Politics

The Jamaica deportations show what happens when simple humanity is eliminated from decision-making

The good news is that reform is not rocket science. We need only turn the clock back a few years. The law wasn’t always like this

February 11, 2020
Campaigners outside Downing Street, London, protest against government plans to deport 50 people to Jamaica. PA Photo. Picture date: Monday February 10, 2020. The deportation flight  is understood to be leaving the UK at 6.30am on Tuesday February 11. See
Campaigners outside Downing Street, London, protest against government plans to deport 50 people to Jamaica. PA Photo. Picture date: Monday February 10, 2020. The deportation flight is understood to be leaving the UK at 6.30am on Tuesday February 11. See

Last night a deportation flight took off for Jamaica, despite the protests of MPs and a last-minute injunction that saw some removed from the plane. Many of the Jamaican citizens involved grew up in the UK—such as Reshawn Davis, who has been here since the age of 11 and has a baby daughter in this country.

Campaigners are outraged that this mass exile to the Caribbean has taken place before publication of an official report into the Windrush scandal. A leaked draft of the Windrush “lessons learned” review calls on ministers to “consider ending all deportation of foreign national offenders where they arrived in the UK as children.”

The Windrush factor has focused public attention on what is, to immigration lawyers like me, a common phenomenon. The law on deportation for criminal offending regularly sees people who have lived in the UK all their lives—who may even have been born here—exiled to countries they do not know. And as more and more home-grown offenders lacking UK citizenship are packed off to the countries of their ancestry, social problems have become a great British export.

The good news is that reform is not rocket science. We need only turn the clock back a few years. The law wasn’t always like this.
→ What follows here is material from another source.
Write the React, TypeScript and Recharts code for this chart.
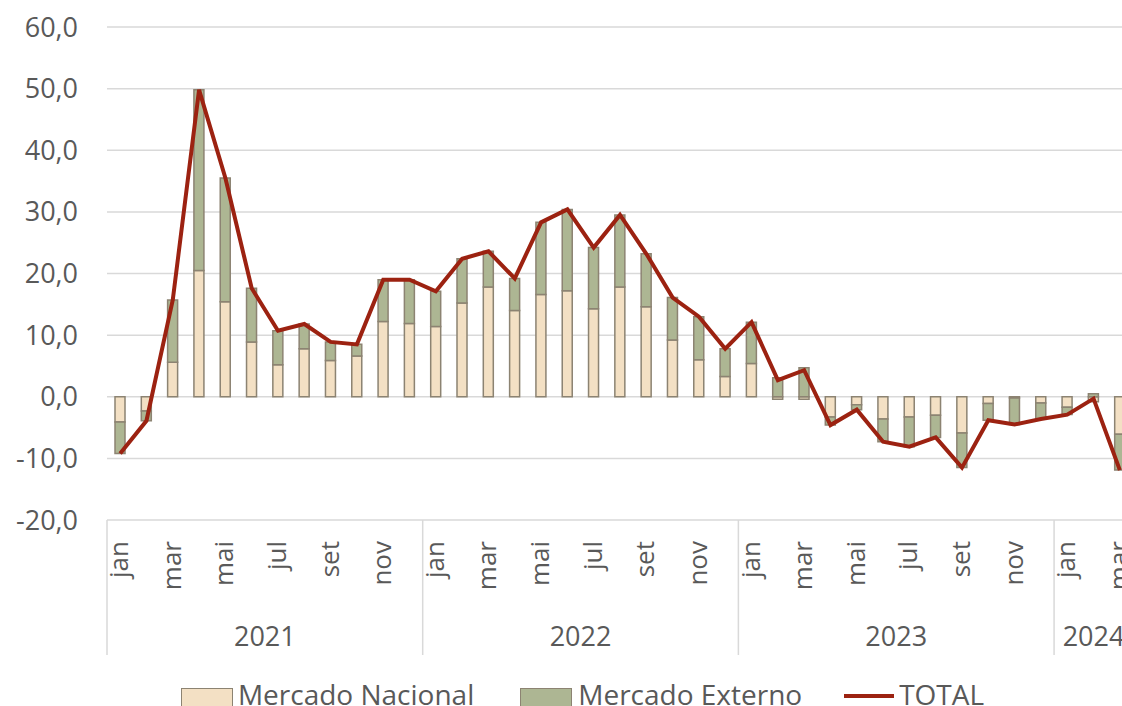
import React from 'react';
import { ComposedChart, Bar, Line, XAxis, YAxis, CartesianGrid, Legend } from 'recharts';

const MONTHS = ['jan', 'fev', 'mar', 'abr', 'mai', 'jun', 'jul', 'ago', 'set', 'out', 'nov', 'dez'];
const YEARS = ['2021', '2022', '2023', '2024'];

// Mercado Nacional, jan 2021 .. mar 2024
const NACIONAL = [
    -4.1, -2.3, 5.6, 20.5, 15.4, 8.9, 5.2, 7.8, 5.9, 6.6, 12.2, 11.9,
    11.4, 15.2, 17.8, 14.0, 16.6, 17.2, 14.3, 17.8, 14.6, 9.2, 6.0, 3.3,
    5.4, -0.4, -0.4, -3.3, -1.3, -3.6, -3.3, -3.0, -5.9, -1.1, -0.2, -1.0,
    -1.7, -0.8, -6.1,
];

// Mercado Externo
const EXTERNO = [
    -5.1, -1.6, 10.1, 29.3, 20.1, 8.7, 5.5, 4.0, 3.0, 1.9, 6.8, 7.1,
    5.7, 7.2, 5.8, 5.2, 11.7, 13.2, 9.9, 11.7, 8.6, 6.9, 7.0, 4.5,
    6.7, 3.1, 4.7, -1.3, -0.8, -3.7, -4.8, -3.6, -5.6, -2.7, -4.3, -2.6,
    -1.2, 0.5, -5.8,
];

// TOTAL
const TOTAL = [
    -9.2, -3.9, 15.7, 49.8, 35.5, 17.6, 10.7, 11.8, 8.9, 8.5, 19.0, 19.0,
    17.1, 22.4, 23.6, 19.2, 28.3, 30.4, 24.2, 29.5, 23.2, 16.1, 13.0, 7.8,
    12.1, 2.7, 4.3, -4.6, -2.1, -7.3, -8.1, -6.6, -11.5, -3.8, -4.5, -3.6,
    -2.9, -0.3, -11.9,
];

const Y_TICKS = [-20, -10, 0, 10, 20, 30, 40, 50, 60];

const data = TOTAL.map((total, i) => ({
    key: `${YEARS[Math.floor(i / 12)]}-${MONTHS[i % 12]}`,
    month: MONTHS[i % 12],
    year: YEARS[Math.floor(i / 12)],
    nacional: NACIONAL[i],
    externo: EXTERNO[i],
    total,
}));

const CHART_W = 1150;
const CHART_H = 740;
const MARGIN = { top: 27, right: 17, bottom: 0, left: 0 };
const Y_AXIS_W = 107;
const X_AXIS_H = 160;
const LEGEND_H = 60;
const BAND = (CHART_W - MARGIN.left - MARGIN.right - Y_AXIS_W) / data.length;

const TEXT = '#595959';
const GRID = '#d9d9d9';
const BEIGE = '#F3E0C4';
const GREEN = '#ADB693';
const BORDER = '#8C8372';
const RED = '#9C2211';

const fmt = (v: number) => v.toFixed(1).replace('.', ',');

function CategoryTick(props: any) {
    const { x, y, index } = props;
    const monthInYear = index % 12;
    const yearIdx = Math.floor(index / 12);
    const first = yearIdx * 12;
    const last = Math.min(first + 11, data.length - 1);
    const center = (first + last) / 2;
    return (
        <g>
            {monthInYear % 2 === 0 && (
                <text
                    transform={`translate(${x + 8},${y + 21}) rotate(-90)`}
                    textAnchor="end"
                    fontSize={26}
                    fill={TEXT}
                >
                    {data[index].month}
                </text>
            )}
            {monthInYear === 0 && (
                <line x1={x - BAND / 2} x2={x - BAND / 2} y1={y} y2={y + 135} stroke={GRID} strokeWidth={1.5} />
            )}
            {index === Math.floor(center) && (
                <text x={x + (center - index) * BAND} y={y + 126} textAnchor="middle" fontSize={27} fill={TEXT}>
                    {data[index].year}
                </text>
            )}
        </g>
    );
}

function renderLegend() {
    return (
        <div
            style={{
                display: 'flex',
                justifyContent: 'center',
                alignItems: 'flex-start',
                height: LEGEND_H,
                paddingLeft: 32,
                fontSize: 28,
                lineHeight: '36px',
                color: TEXT,
                position: 'relative',
                top: -4,
                boxSizing: 'border-box',
            }}
        >
            <span style={{ width: 52, height: 20, marginTop: 12, background: BEIGE, border: `1.5px solid ${BORDER}`, boxSizing: 'border-box' }} />
            <span style={{ marginLeft: 5, marginRight: 46 }}>Mercado Nacional</span>
            <span style={{ width: 52, height: 20, marginTop: 12, background: GREEN, border: `1.5px solid ${BORDER}`, boxSizing: 'border-box' }} />
            <span style={{ marginLeft: 6, marginRight: 42 }}>Mercado Externo</span>
            <span style={{ width: 50, height: 4, marginTop: 18, background: RED }} />
            <span style={{ marginLeft: 5 }}>TOTAL</span>
        </div>
    );
}

export default function App() {
    return (
        <div
            style={{
                position: 'fixed',
                left: 0,
                top: 0,
                width: 1122,
                height: 706,
                overflow: 'hidden',
                fontFamily: '"Open Sans", sans-serif',
                background: '#fff',
            }}
        >
            <ComposedChart width={CHART_W} height={CHART_H} data={data} margin={MARGIN} stackOffset="sign">
                <CartesianGrid vertical={false} stroke={GRID} strokeWidth={1.5} />
                <XAxis
                    dataKey="key"
                    interval={0}
                    height={X_AXIS_H}
                    axisLine={false}
                    tickLine={false}
                    tickSize={0}
                    tickMargin={0}
                    tick={(p: any) => <CategoryTick {...p} />}
                />
                <YAxis
                    width={Y_AXIS_W}
                    domain={[-20, 60]}
                    ticks={Y_TICKS}
                    tickFormatter={fmt}
                    axisLine={false}
                    tickLine={false}
                    tickSize={0}
                    tickMargin={29}
                    tick={{ fontSize: 27, fill: TEXT }}
                />
                <Legend verticalAlign="bottom" height={LEGEND_H} content={renderLegend} />
                <Bar dataKey="nacional" name="Mercado Nacional" stackId="a" fill={BEIGE} stroke={BORDER} strokeWidth={1.5} barSize={10} isAnimationActive={false} />
                <Bar dataKey="externo" name="Mercado Externo" stackId="a" fill={GREEN} stroke={BORDER} strokeWidth={1.5} barSize={10} isAnimationActive={false} />
                <Line dataKey="total" name="TOTAL" type="linear" stroke={RED} strokeWidth={4} dot={false} activeDot={false} isAnimationActive={false} />
            </ComposedChart>
        </div>
    );
}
“Deportation” means the exclusion of a foreign national from the United Kingdom. Not only is the person physically removed but he or she is also banned from returning. It is a legal power that is usually used against foreign criminals, and is distinct from mere “removal,” where a person who does not have permission to stay in the UK is physically removed but can sometimes apply to come back again.

Deportation law was until 2006 fairly flexible. It gave huge discretion to the home secretary and it was generally serious criminals with weak connections to the UK who were deported. That changed for short-term political reasons.

On 25th April 2006, then home secretary Charles Clarke publicly admitted that the Home Office had failed to consider the deportation of over 1,000 foreign criminals who were coming to the end of their sentences; that some had re-offended after their release; and that the Home Office had lost track of most of those released. Even very serious criminals who had committed awful crimes and served long sentences were being released into the community without any consideration of whether they could or should be deported. Clarke was, after some initial prevarication, sacked on 5th May 2006.

The scandal that cost Clarke his job was caused by administrative failings at the Home Office. It wasn’t deportation law that was at fault.

But to shift the blame, Tony Blair pledged to change the law even though the law was not the problem. The UK Borders Act 2007 introduced “automatic” deportation for any foreign national criminal sentenced to more than 12 months. The main exception was if human rights would be breached.

Judges allowed some appeals on human rights grounds where the criminal had close connections to the UK. Theresa May didn’t like this, invented stories about cats being enough to prevent someone’s deportation, and changed the rules in 2012 to introduce very narrow exceptions.

For good measure she then put these narrow exceptions into the Immigration Act 2014. The result is a three-level categorisation of serious offending, medium offending and lower-level offending, with different exceptions at each level.

The framework, though complicated, is arguably sensible in theory. But the way the exceptions are interpreted by the Home Office and courts makes them all but impossible to satisfy.

For instance, one exception to deportation for medium-level offenders applies if the person has been lawfully resident most of his or her life, AND is socially and culturally integrated into the UK, AND there are significant obstacles to the person integrating into the country of return. In practice almost no person facing deportation can meet the cumulative combination of these tests.

“Most of life” is a mathematical calculation and many fail it. Any person who has committed a crime is argued by the Home Office not to be integrated into the UK, whether or not he or she has been brought up here. Any person who is fit and well and has even a hint of an ability to speak the relevant language is argued by the Home Office to be able to adapt and therefore integrate in the receiving country.

So, the present position is that automatic deportation applies even to those who were born in the UK or brought here as small children if they receive any sentence in excess of 12 months, with very limited exceptions that will often not apply in practice. Many members of the public and politicians across the political spectrum will agree that this is unfair, even if key advisers claim that this is an obsession of only the “Westminster bubble.”

The problem with narrowly-defined exceptions is that life is full of variety. The system eliminates common sense and simple humanity from decision making. It ties the hands of judges considering the most appropriate sentencing for offenders with long-standing ties to the United Kingdom. That leads to absurdly harsh results and the exile of mainly black and minority ethnic people who are functionally British.

Deportation law can be and must be changed again. It is time to scrap automatic deportation and bring back some compassion into the decision-making process.